PERO LO ESENCIAL también es lo apócrifo. Entre los ciento diez textos que recogen de diversas épocas y culturas —desde Las mil y una noches, Stevenson, hasta Kafka y Alfonso Reyes (el único mexicano incluido, aunque hay una sospechosa mención de un o una tal H. Garro)—, Borges y Bioy se permitieron incluir textos que pasan por verídicos, cuando en realidad son paráfrasis o ficciones atribuidas. Cerca de un cuarto del total de las historias fueron creadas por ellos, lo que me lleva a pensar que, como hicieron con la Antología de la literatura fantástica (en la que también colaboró Silvina Ocampo), los antologadores despliegan una poética de la edición que convierte al género de la antología en una obra de arte en sí misma.
Lucas Adur, en su artículo Lo esencial de lo narrativo está en estas piezas, reconoce cuatro elementos creativos en la antología que hacen que no se trate sólo de una colección ilustrada, sino de una construcción literaria autoral: el montaje, el recorte, la creación de títulos y la inclusión de textos propios.
Sobre el montaje, Adur indica que los microrrelatos “parecen haber sido dispuestos por Borges y Bioy de modo que formen secuencias (generalmente, a partir de algún elemento temático) y se lean con cierta continuidad entre sí”. Quizás el mejor ejemplo de lo que estamos describiendo lo encontramos en la relación que se establece entre “Distraerse” (Henri Michaux) y “El indiferente” (Pío Baroja). El primero finaliza con esta afirmación: “Ese perfecto taoísta, completamente borrado, no veía las diferencias de nada”. A continuación, el fragmento de Pío Baroja se abre con puntos suspensivos, lo que refuerza la continuidad entre ambos: “…como el andaluz a quien le preguntaban si era Gómez o Martínez y contestaba; es igual, la cuestión es pasar el rato”.
LOS ANTOLOGADORES, JORGE LUIS BORGES Y ADOLFO BIOY CASARES, QUE ERAN SOBRE TODO LECTORES LÚDICOS, SABÍAN QUE EL MICRORRELATO ERA TAN ANTIGUO COMO LAS VASIJAS ORIENTALES
EN SU MONUMENTAL DIARIO, ese volumen inabarcable intitulado Borges, Bioy Casares anota sobre la antología:
Borges me dice que es un libro maravilloso (tuve que darle ánimo cuando lo preparamos; entonces no creía que fuera tan bueno): “Tendría que ser más largo.

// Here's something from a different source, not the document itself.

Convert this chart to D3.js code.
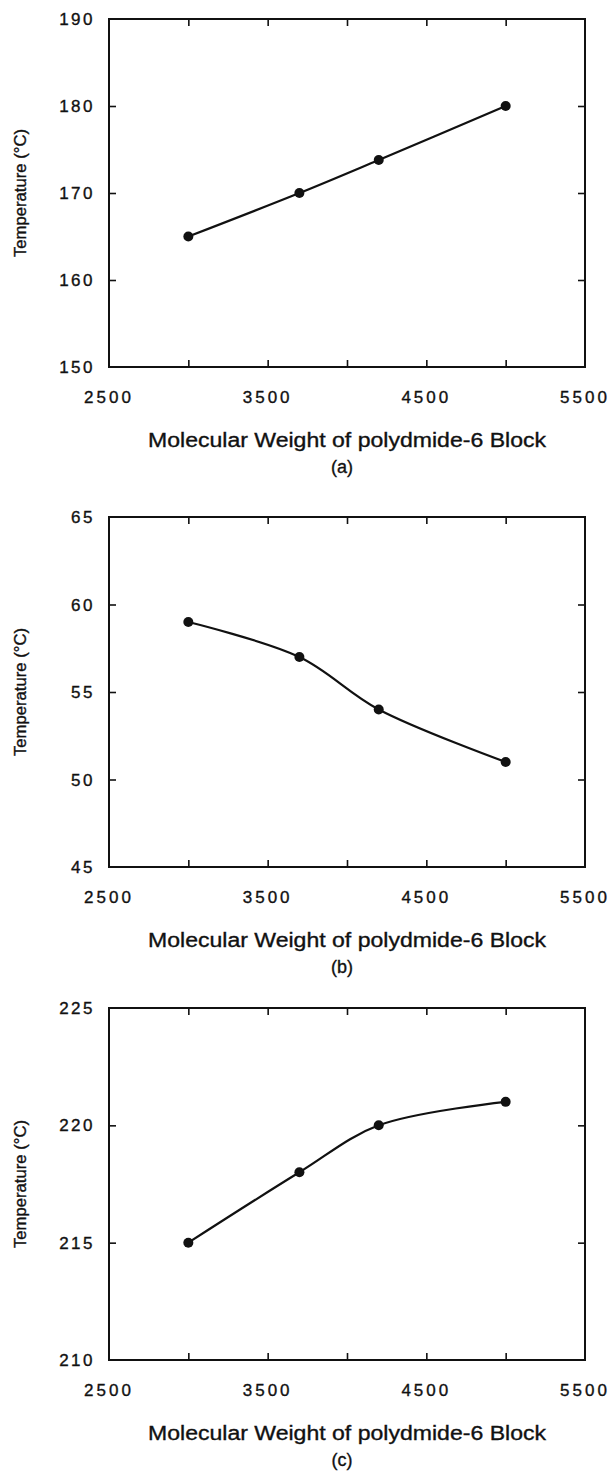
<!DOCTYPE html>
<html>
<head>
<meta charset="utf-8">
<script src="https://cdn.jsdelivr.net/npm/d3@7"></script>
<style>
  body { margin: 0; background: #fff; }
  text { font-family: "Liberation Sans", Arial, sans-serif; fill: #111; stroke: #111; stroke-width: 0.35; }
</style>
</head>
<body>
<div id="chart"></div>
<script>
var width = 610, height = 1478;

// molecular weight of the polyamide-6 block
var molWeight = [3000, 3700, 4200, 5000];
var xTicks = [2500, 3500, 4500, 5500];

// temperatures
var tempA = [165, 170, 173.8, 180];
var tempB = [59, 57, 54, 51];
var tempC = [215, 218, 220, 221];

var yTicksA = [150, 160, 170, 180, 190];
var yTicksB = [45, 50, 55, 60, 65];
var yTicksC = [210, 215, 220, 225];

var panels = [
  { values: tempA, ticks: yTicksA, label: "(a)", top: 19, bottom: 367 },
  { values: tempB, ticks: yTicksB, label: "(b)", top: 517, bottom: 867 },
  { values: tempC, ticks: yTicksC, label: "(c)", top: 1008, bottom: 1360 }
];

var left = 109, right = 585;

var svg = d3.select("#chart")
  .append("svg")
  .attr("width", width)
  .attr("height", height);

panels.forEach(function(p) {
  var x = d3.scaleLinear().domain([2500, 5500]).range([left, right]);
  var y = d3.scaleLinear().domain(d3.extent(p.ticks)).range([p.bottom, p.top]);

  var g = svg.append("g");

  // inner ticks on all four sides
  var xInner = d3.range(3000, 5001, 500);
  var yInner = p.ticks.slice(1, -1);
  var tk = 7;

  g.append("g")
    .attr("transform", "translate(0," + p.bottom + ")")
    .call(d3.axisBottom(x).tickValues(xInner).tickSize(-tk).tickFormat(""));
  g.append("g")
    .attr("transform", "translate(0," + p.top + ")")
    .call(d3.axisTop(x).tickValues(xInner).tickSize(-tk).tickFormat(""));
  g.append("g")
    .attr("transform", "translate(" + left + ",0)")
    .call(d3.axisLeft(y).tickValues(yInner).tickSize(-tk).tickFormat(""));
  g.append("g")
    .attr("transform", "translate(" + right + ",0)")
    .call(d3.axisRight(y).tickValues(yInner).tickSize(-tk).tickFormat(""));

  g.selectAll(".domain").remove();
  g.selectAll(".tick line").attr("stroke", "#111").attr("stroke-width", 1.6);

  // frame
  g.append("rect")
    .attr("x", left).attr("y", p.top)
    .attr("width", right - left).attr("height", p.bottom - p.top)
    .attr("fill", "none").attr("stroke", "#111").attr("stroke-width", 2);

  // y tick labels
  g.selectAll(".ylab")
    .data(p.ticks)
    .enter().append("text")
    .attr("x", left - 14)
    .attr("y", function(d) { return y(d); })
    .attr("dy", "0.36em")
    .attr("text-anchor", "end")
    .attr("font-size", 17)
    .attr("letter-spacing", 2.5)
    .text(function(d) { return d; });

  // x tick labels
  g.selectAll(".xlab")
    .data(xTicks)
    .enter().append("text")
    .attr("x", function(d) { return x(d); })
    .attr("y", p.bottom + 36)
    .attr("text-anchor", "middle")
    .attr("font-size", 17)
    .attr("letter-spacing", 3)
    .text(function(d) { return d; });

  // axis titles
  g.append("text")
    .attr("x", (left + right) / 2)
    .attr("y", p.bottom + 80)
    .attr("text-anchor", "middle")
    .attr("font-size", 20)
    .attr("textLength", 398)
    .attr("lengthAdjust", "spacingAndGlyphs")
    .text("Molecular Weight of polydmide-6 Block");

  g.append("text")
    .attr("transform", "translate(26," + (p.top + p.bottom) / 2 + ") rotate(-90)")
    .attr("text-anchor", "middle")
    .attr("font-size", 16)
    .attr("textLength", 128)
    .attr("lengthAdjust", "spacingAndGlyphs")
    .text("Temperature (\u00B0C)");

  g.append("text")
    .attr("x", (left + right) / 2 - 5)
    .attr("y", p.bottom + 106)
    .attr("text-anchor", "middle")
    .attr("font-size", 18)
    .text(p.label);

  // curve and markers
  var pts = molWeight.map(function(m, i) { return [m, p.values[i]]; });
  var line = d3.line()
    .x(function(d) { return x(d[0]); })
    .y(function(d) { return y(d[1]); })
    .curve(d3.curveCatmullRom.alpha(0.5));

  g.append("path")
    .datum(pts)
    .attr("d", line)
    .attr("fill", "none")
    .attr("stroke", "#111")
    .attr("stroke-width", 2.2);

  g.selectAll(".pt")
    .data(pts)
    .enter().append("circle")
    .attr("cx", function(d) { return x(d[0]); })
    .attr("cy", function(d) { return y(d[1]); })
    .attr("r", 5)
    .attr("fill", "#111");
});
</script>
</body>
</html>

Como es corto, van a leerlo de corrido; entonces parecerá que un cuento equivale a otro. Habría que leerlo de a poco, un cuento por vez”.
La advertencia no es menor: leída de golpe, la minificción corre el riesgo de volverse uniforme, de diluir la singularidad de cada pieza en el conjunto. Pero si se lee con pausa, con la atención que se da a un poema, cada texto revela su arquitectura interna, su filigrana conceptual.
En Cuentos breves y extraordinarios se juega con las nociones de autoría, verdad y estilo. Leída con atención, la antología no sólo ofrece un recorrido por la historia universal de la brevedad, sino también una lección magistral sobre el arte de narrar. ¿Qué otra cosa es escribir sino inventar, recortar, volver a nombrar? ¿Qué sería de la tradición latinoamericana sin “El sueño de Chuang Tzu”, “El silencio de las sirenas” de Kafka o “En el insomnio” de Virgilio Piñera? Borges y Bioy hacen que la forma misma encarne el sentido: condensan, desplazan, ironizan. La brevedad no es aquí (nunca lo es) un límite, sino un valor estético, una forma de pensamiento, una visión del mundo, tan vasta como el universo.